Baldwin’s Severe Weather Concern
The pattern next week is looking more stable, keeping severe weather at bay.
Baldwin’s 7-Day forecast
Daily Forecast
Today: Scattered showers and storms, especially this afternoon and evening.
Friday: Widespread showers and storms are likely. Some rainfall could be heavy.
Saturday – Sunday: More scattered showers and storms.
Monday – Tuesday: Partly cloudy.
Wednesday: A chance for some showers and some thunder, as a system skirts to our south.
Baldwin’s Hay Day Forecast
Today through Saturday are still looking like bad hay weather days. After this, the trend should be for drier weather, though more showers may creep in here for Wednesday, with a system skirting to our south. I’ll keep an eye on that. Next week is, generally, looking cooler and drier than this week.
Almanac
Yesterday’s National High and Low Temperature
High: 118 at Death Valley, California
Low: 27 at Grand Lake, Colorado
Tropics
We should have Tropical Storm Josephine by the end of the day. That system, fortunately, is expected to curve away from the US. It is also expected to weaken by early next week, as it encounters unfavorable atmospheric conditions.
Today’s
Wx Hazards Across the Nation
Heavy rainfall threatens the Mid-Atlantic region today (just as it did yesterday, with terrible flooding in Baltimore, Maryland). Severe storms and heavy rainfall will threaten portions of the Dakotas and northern Minnesota. Meanwhile, a wildfire danger will exist from southern Idaho to southern Wyoming.
Tomorrow’s
Wx Hazards Across the Nation
More severe storms for the Upper Midwest. Heavy rainfall will be a threat there, too.
Saturday’s
Wx Hazards Across the Nation
More heavy rainfall is possible again across the Mid-Atlantic.
Records
On this day in 1985 hail larger than golf balls, driven by 70 mph winds, mowed down crops, stripped trees, and broke windows, near Logan, Kansas. Road graders cleared three foot drifts of hail on Kansas Highway 9 east of town.
Long Range Outlook
The 18th through the 22nd continues to feature below normal temperatures. We are right on the line between above normal rainfall and below normal rainfall. This often means we will have some rain chances, here and there, from systems skirting to our south and east. Keep in mind that normal temps for this time of year are highs in the lower 80s and lows in the mid 60s.
Temperature
Precipitation
NASA Nerdology
NASA’s Dawn spacecraft gave us some incredible images of Ceres before the mission ended in late 2018. Ceres is a dwarf planet in an area known as the Asteroid Belt that lies between Mars and Jupiter. Ceres is a bit smaller than our moon and is known for having bright white patches on it. Dawn dipped to within 22 miles of the surface of Ceres! This allowed scientists to answer so many questions.
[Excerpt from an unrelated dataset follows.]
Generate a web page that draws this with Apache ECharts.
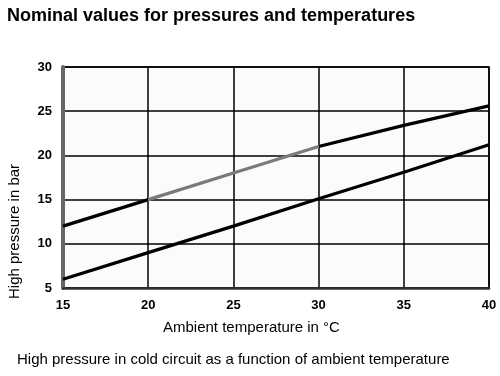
<!DOCTYPE html>
<html>
<head>
<meta charset="utf-8">
<script src="https://cdn.jsdelivr.net/npm/echarts@6/dist/echarts.min.js"></script>
<style>
  html, body { margin: 0; padding: 0; background: #fff; }
  #chart { width: 500px; height: 376px; }
</style>
</head>
<body>
<div id="chart"></div>
<script>
// ambient temperature (°C) and high pressure (bar)
const temps = [15, 20, 25, 30, 35, 40];
const upperPressure = [12, 15, 18, 21, 23.4, 25.6];
const lowerPressure = [6, 9, 12, 15.1, 18.1, 21.2];

const titleText = 'Nominal values for pressures and temperatures';
const xName = 'Ambient temperature in °C';
const yName = 'High pressure in bar';
const caption = 'High pressure in cold circuit as a function of ambient temperature';

const font = '"Liberation Sans", Arial, sans-serif';

const chart = echarts.init(document.getElementById('chart'));
const option = {
    animation: false,
    title: {
        text: titleText,
        left: 2,
        top: 2,
        textStyle: { fontFamily: font, fontSize: 18, fontWeight: 'bold', color: '#000' }
    },
    grid: {
        left: 63, right: 11, top: 67, bottom: 88,
        show: true,
        backgroundColor: '#fbfbfb',
        borderColor: '#000',
        borderWidth: 1.5
    },
    xAxis: {
        type: 'value',
        min: 15, max: 40, interval: 5,
        axisLine: { show: true, lineStyle: { color: '#333', width: 2.5 } },
        axisTick: { show: false },
        splitLine: { show: true, lineStyle: { color: '#000', width: 1.5 } },
        axisLabel: { fontFamily: font, fontSize: 13, fontWeight: 'bold', color: '#000', margin: 11 }
    },
    yAxis: {
        type: 'value',
        min: 5, max: 30, interval: 5,
        axisLine: { show: true, lineStyle: { color: '#666', width: 4 } },
        axisTick: { show: false },
        splitLine: { show: true, lineStyle: { color: '#000', width: 1.5 } },
        axisLabel: { fontFamily: font, fontSize: 13, fontWeight: 'bold', color: '#000', margin: 11 }
    },
    visualMap: {
        show: false,
        type: 'piecewise',
        dimension: 0,
        seriesIndex: 0,
        pieces: [
            { lt: 20, color: '#000' },
            { gte: 20, lte: 30, color: '#7a7a7a' },
            { gt: 30, color: '#000' }
        ]
    },
    series: [{
        type: 'line',
        data: temps.map((t, i) => [t, upperPressure[i]]),
        showSymbol: false,
        lineStyle: { width: 3.2 }
    }, {
        type: 'line',
        data: temps.map((t, i) => [t, lowerPressure[i]]),
        showSymbol: false,
        lineStyle: { width: 3.2, color: '#000' }
    }],
    graphic: [{
        type: 'text',
        left: 163,
        top: 320,
        style: { text: xName, fontFamily: font, fontSize: 15, fill: '#000' }
    }, {
        type: 'text',
        x: 7,
        y: 299,
        rotation: Math.PI / 2,
        style: { text: yName, fontFamily: font, fontSize: 15, fill: '#000' }
    }, {
        type: 'text',
        left: 17,
        top: 352,
        style: { text: caption, fontFamily: font, fontSize: 15, fill: '#000' }
    }]
};
chart.setOption(option);
</script>
</body>
</html>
The bright white patches are salt deposits and planetary scientists had suspected that. they had suspected that after studying Ceres with telescopes. What they didn’t know is where that salt came from. Now, they know.
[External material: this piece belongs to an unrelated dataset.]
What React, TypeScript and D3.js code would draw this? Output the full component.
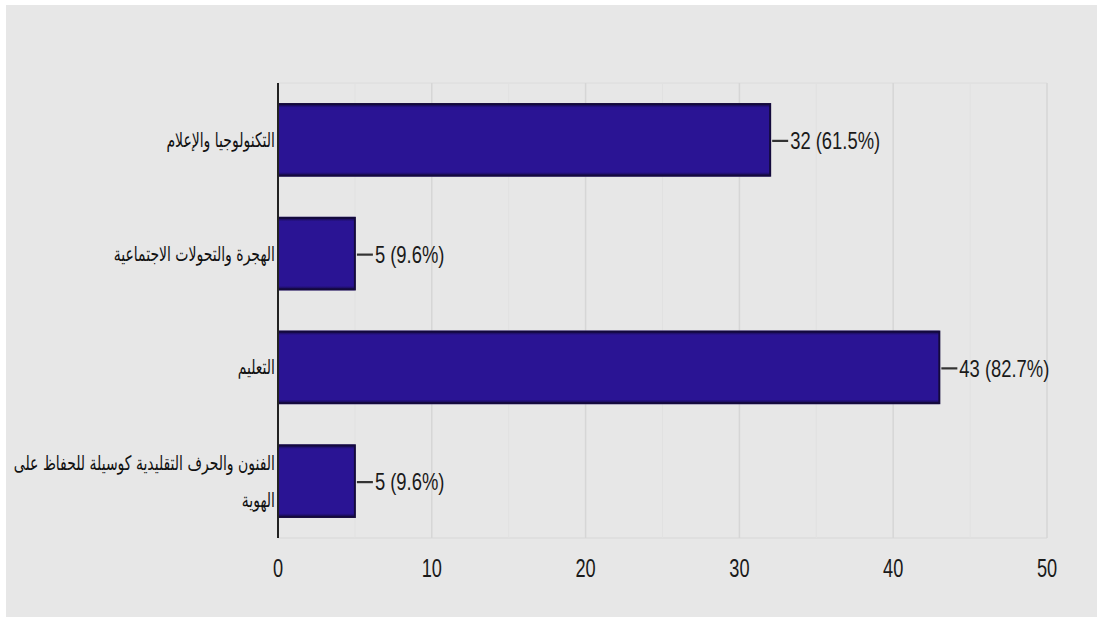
import React from "react";
import * as d3 from "d3";

const categories = [
  "التكنولوجيا والإعلام",
  "الهجرة والتحولات الاجتماعية",
  "التعليم",
  "الفنون والحرف التقليدية كوسيلة للحفاظ على الهوية",
];
const counts = [32, 5, 43, 5];
const percents = ["61.5%", "9.6%", "82.7%", "9.6%"];
const majorTicks = [0, 10, 20, 30, 40, 50];
const minorTicks = [5, 15, 25, 35, 45];

const W = 1097;
const H = 618;
const plot = { left: 278, right: 1047, top: 83, bottom: 538 };

function wrap(label: string, maxChars: number): string[] {
  const words = label.split(" ");
  const lines: string[] = [];
  let cur = "";
  for (const w of words) {
    const next = cur ? cur + " " + w : w;
    if (next.length > maxChars && cur) {
      lines.push(cur);
      cur = w;
    } else cur = next;
  }
  if (cur) lines.push(cur);
  return lines;
}

export default function App() {
  const x = d3.scaleLinear().domain([0, 50]).range([plot.left, plot.right]);
  const y = d3
    .scaleBand<string>()
    .domain(categories)
    .range([plot.top, plot.bottom])
    .paddingInner(0.37)
    .paddingOuter(0.185);
  const bw = y.bandwidth();

  return (
    <svg
      width={W}
      height={H}
      style={{ position: "absolute", left: 0, top: 0, display: "block" }}
    >
      <defs>
        <linearGradient id="barShade" x1="0" y1="0" x2="0" y2="1">
          <stop offset="0" stopColor="#150a45" />
          <stop offset="0.05" stopColor="#2a1494" />
          <stop offset="0.95" stopColor="#2a1494" />
          <stop offset="1" stopColor="#150a45" />
        </linearGradient>
      </defs>
      <rect x={0} y={0} width={W} height={H} fill="#ffffff" />
      <rect x={6} y={5} width={W - 6} height={H - 6} fill="#e7e7e7" />

      <line x1={plot.left} x2={plot.right} y1={plot.top} y2={plot.top} stroke="#dcdcdc" strokeWidth={1} />
      <line x1={plot.left} x2={plot.right} y1={plot.bottom} y2={plot.bottom} stroke="#dcdcdc" strokeWidth={1.5} />

      {minorTicks.map((t) => (
        <line key={"m" + t} x1={x(t)} x2={x(t)} y1={plot.top} y2={plot.bottom} stroke="#e1e1e1" strokeWidth={1} />
      ))}
      {majorTicks.slice(1).map((t) => (
        <line key={"g" + t} x1={x(t)} x2={x(t)} y1={plot.top} y2={plot.bottom} stroke="#d6d6d6" strokeWidth={1.5} />
      ))}

      {categories.map((c, i) => {
        const y0 = y(c)!;
        const x1 = x(counts[i]);
        const cy = y0 + bw / 2;
        const lines = wrap(c, 42);
        const lh = 37;
        const start = cy - ((lines.length - 1) * lh) / 2;
        return (
          <g key={c}>
            <line x1={plot.left} x2={x1} y1={y0 - 0.5} y2={y0 - 0.5} stroke="#a494e0" strokeWidth={1.2} />
            <line x1={plot.left} x2={x1} y1={y0 + bw + 0.5} y2={y0 + bw + 0.5} stroke="#a494e0" strokeWidth={1.2} />
            <rect x={plot.left} y={y0} width={x1 - plot.left} height={bw} fill="url(#barShade)" stroke="#140a3c" strokeWidth={2} />
            <line x1={x1 + 2} x2={x1 + 18} y1={cy + 1} y2={cy + 1} stroke="#333" strokeWidth={2.2} />
            <g transform={`translate(${x1 + 20},${cy + 1}) scale(0.8,1)`}>
              <text
                x={0}
                y={0}
                dominantBaseline="central"
                fontFamily="'Liberation Sans', Arial, sans-serif"
                fontSize={23}
                fill="#1a1a1a"
              >
                {`${counts[i]} (${percents[i]})`}
              </text>
            </g>
            {lines.map((ln, k) => (
              <g key={k} transform={`translate(${plot.left - 3},${start + k * lh}) scale(0.7,1)`}>
                <text
                  x={0}
                  y={0}
                  dominantBaseline="central"
                  textAnchor="end"
                  fontFamily="'DejaVu Sans', sans-serif"
                  fontSize={20}
                  fill="#111"
                >
                  {ln}
                </text>
              </g>
            ))}
          </g>
        );
      })}

      <line x1={plot.left} x2={plot.left} y1={plot.top} y2={plot.bottom} stroke="#222" strokeWidth={2} />

      {majorTicks.map((t) => (
        <g key={"t" + t} transform={`translate(${x(t)},568) scale(0.7,1)`}>
          <text
            x={0}
            y={0}
            dominantBaseline="central"
            textAnchor="middle"
            fontFamily="'Liberation Sans', Arial, sans-serif"
            fontSize={26}
            fill="#1a1a1a"
          >
            {t}
          </text>
        </g>
      ))}
    </svg>
  );
}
There is a reservoir of saltwater that is 25 miles deep and hundreds of miles across. They determined this by studying Ceres’ gravity with Dawn. It, like so many bodies out there, has an abundance of ice.
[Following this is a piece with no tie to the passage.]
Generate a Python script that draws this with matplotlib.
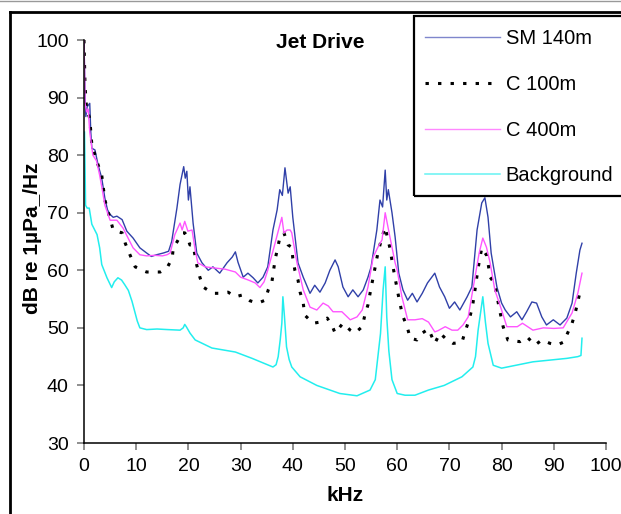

“Dawn accomplished far more than we hoped when it embarked on its extraordinary extraterrestrial expedition,” said Mission Director Marc Rayman of NASA’s Jet Propulsion Laboratory in Southern California. “These exciting new discoveries from the end of its long and productive mission are a wonderful tribute to this remarkable interplanetary explorer.”
The findings, which also reveal the extent of geologic activity in Occator Crater, appear in a special collection of papers published by Nature Astronomy, Nature Geoscience, and Nature Communications this week.